Recruiters are the administers and scorers of physical examinations, and enlisted screening test of prospects and advises with regard to reasonable occupational aims within the Army. They must also inform disqualified applicants, assist in administration of Armed Services Vocational Battery or ASVAB (which is basically the SAT/ACT of the military) and explain the results to school officials and students.

5. Administration

It is important to advise prospects of disqualifications that can be waiverable and assists preparation of waiver application. This is the process of admitting to a disqualifying factor of a prospect and getting permission to join anyway. Needless to say that involves a large amount of paperwork and administration time. A recruiter gathers individual data and prepares forms and documents in regards to enlistment processing. Arranging transportation, meals, and lodging for prospects when required is important as many prospects are still minors and/or students. Maintaining prospect individual files, school program folders, and prospecting lists. A good recruiter assists in market research and analysis of recruiting territory and makes appropriate recommendations to station commander.

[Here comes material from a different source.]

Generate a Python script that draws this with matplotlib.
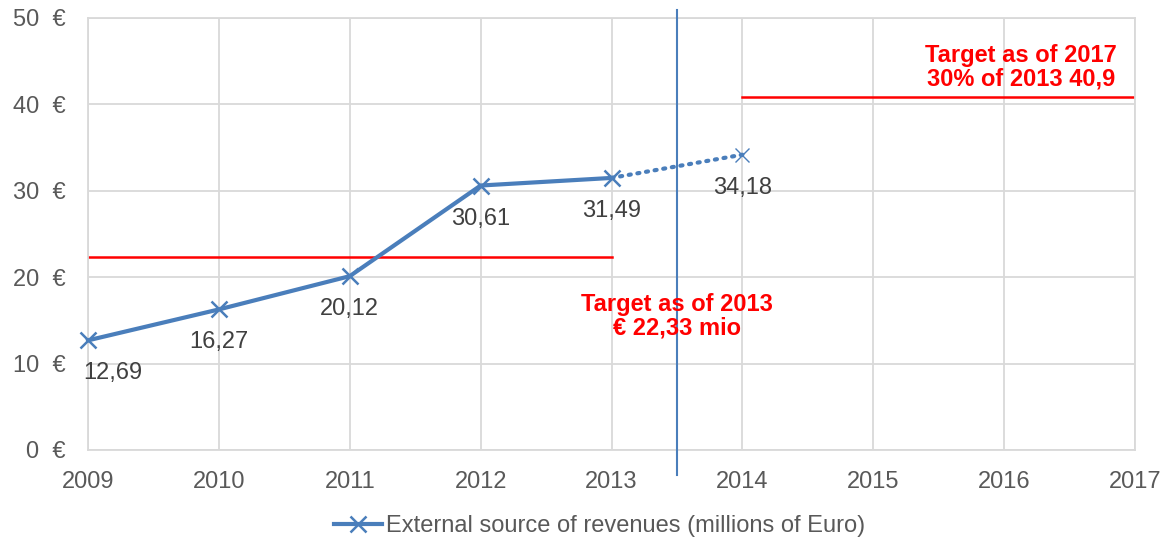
import matplotlib.pyplot as plt
from matplotlib.lines import Line2D

plt.rcParams['font.family'] = ['Liberation Sans', 'DejaVu Sans']

years = [2009, 2010, 2011, 2012, 2013]
revenues = [12.69, 16.27, 20.12, 30.61, 31.49]
forecast_years = [2013, 2014]
forecast_values = [31.49, 34.18]
target_2013 = 22.33
target_2017 = 40.9
y_ticks = [0, 10, 20, 30, 40, 50]
x_ticks = [2009, 2010, 2011, 2012, 2013, 2014, 2015, 2016, 2017]

blue = '#4A7EBB'
red = '#FF0000'
grey_txt = '#595959'
grid_col = '#D9D9D9'

fig = plt.figure(figsize=(11.62, 5.42), dpi=100)
ax = fig.add_axes([88 / 1162, 1 - 450 / 542, (1135 - 88) / 1162, (450 - 18) / 542])

ax.set_xlim(2009, 2017)
ax.set_ylim(0, 50)
ax.set_xticks(x_ticks)
ax.set_yticks(y_ticks)
ax.set_yticklabels([f'{v}  €' for v in y_ticks])
ax.tick_params(length=0, labelsize=17, labelcolor=grey_txt)
ax.tick_params(axis='x', pad=15)
ax.tick_params(axis='y', pad=16)
ax.grid(True, color=grid_col, linewidth=1.3)
ax.set_axisbelow(True)
for s in ax.spines.values():
    s.set_color(grid_col)
    s.set_linewidth(1.3)

# targets
ax.plot([2009, 2013], [target_2013, target_2013], color=red, lw=1.8, zorder=2)
ax.plot([2014, 2017], [target_2017, target_2017], color=red, lw=1.8, zorder=2)
ax.text(2013.5, 15.5, 'Target as of 2013\n€ 22,33 mio', color=red, fontsize=17,
        fontweight='bold', ha='center', va='center', linespacing=1.0, zorder=4)
ax.text(2016.13, 44.3, 'Target as of 2017\n30% of 2013 40,9', color=red, fontsize=17,
        fontweight='bold', ha='center', va='center', linespacing=1.0, zorder=4)

# separator between actual and forecast
ax.plot([2013.5, 2013.5], [-2.9, 50.9], color=blue, lw=1.5, clip_on=False, zorder=3)

# revenues
ax.plot(years, revenues, color=blue, lw=3, marker='x', ms=11, mew=1.8, zorder=5,
        clip_on=False)
ax.plot(forecast_years, forecast_values, color=blue, lw=3, ls=(0, (0.5, 1.6)),
        dash_capstyle='round', zorder=5)
ax.plot(forecast_years[-1:], forecast_values[-1:], ls='none', marker='x', ms=10,
        mew=1.0, color=blue, zorder=5)

all_years = years + forecast_years[-1:]
all_vals = revenues + forecast_values[-1:]
for x, v in zip(all_years, all_vals):
    dx = 0.19 if x == 2009 else 0
    ax.annotate(f'{v:.2f}'.replace('.', ','), (x + dx, v), xytext=(0, -33),
                textcoords='offset pixels', ha='center', va='center',
                fontsize=17, color='#404040', zorder=6, annotation_clip=False)

handle = Line2D([], [], color=blue, lw=3, marker='x', ms=11, mew=1.8)
fig.legend([handle], ['External source of revenues (millions of Euro)'],
           loc='center', bbox_to_anchor=(600 / 1162, 1 - 526 / 542), frameon=False,
           fontsize=17, labelcolor=grey_txt, handlelength=2.0, handletextpad=0.2)

fig.savefig('out.png', dpi=100)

Pros and Cons to Recruiting

The list of duties for a recruiter are many. Army recruiters have a tedious and somewhat stressful job and it is not for everyone. Below is a list of pros and cons that could help you weight the decision of becoming an Army recruiter.

Pros:

  • Additional pay added to paycheck
  • Prestige gathered from a highly respected post in the Army
  • Career booster as it will place an NCO above the others as they seek high rank
  • Lighter duty compared to serving in combat arms units
  • Many perks like work car, phone, computer, credit card, etc
  • More clothing allowance provided

Cons:

  • Stressful job, that requires long work days
  • Expected to meet quotas
  • Working with the community at large can prove to be tedious
  • Separated from your home base and unit

Summary

Army recruiters have a very tedious and prestigious job. Those who seek to become a recruiter must do so with full intent and motivation. While the extra payment is not great and the duties are plenty, the career advancement provided by serving as a recruitment and retention NCO can not be rivaled. If you have the due-diligence for office work, astuteness for advertising and marketing, and discipline to stay on message and ahead of quotas, you will make an excellent recruiter and will be well on your way to a hearty military career.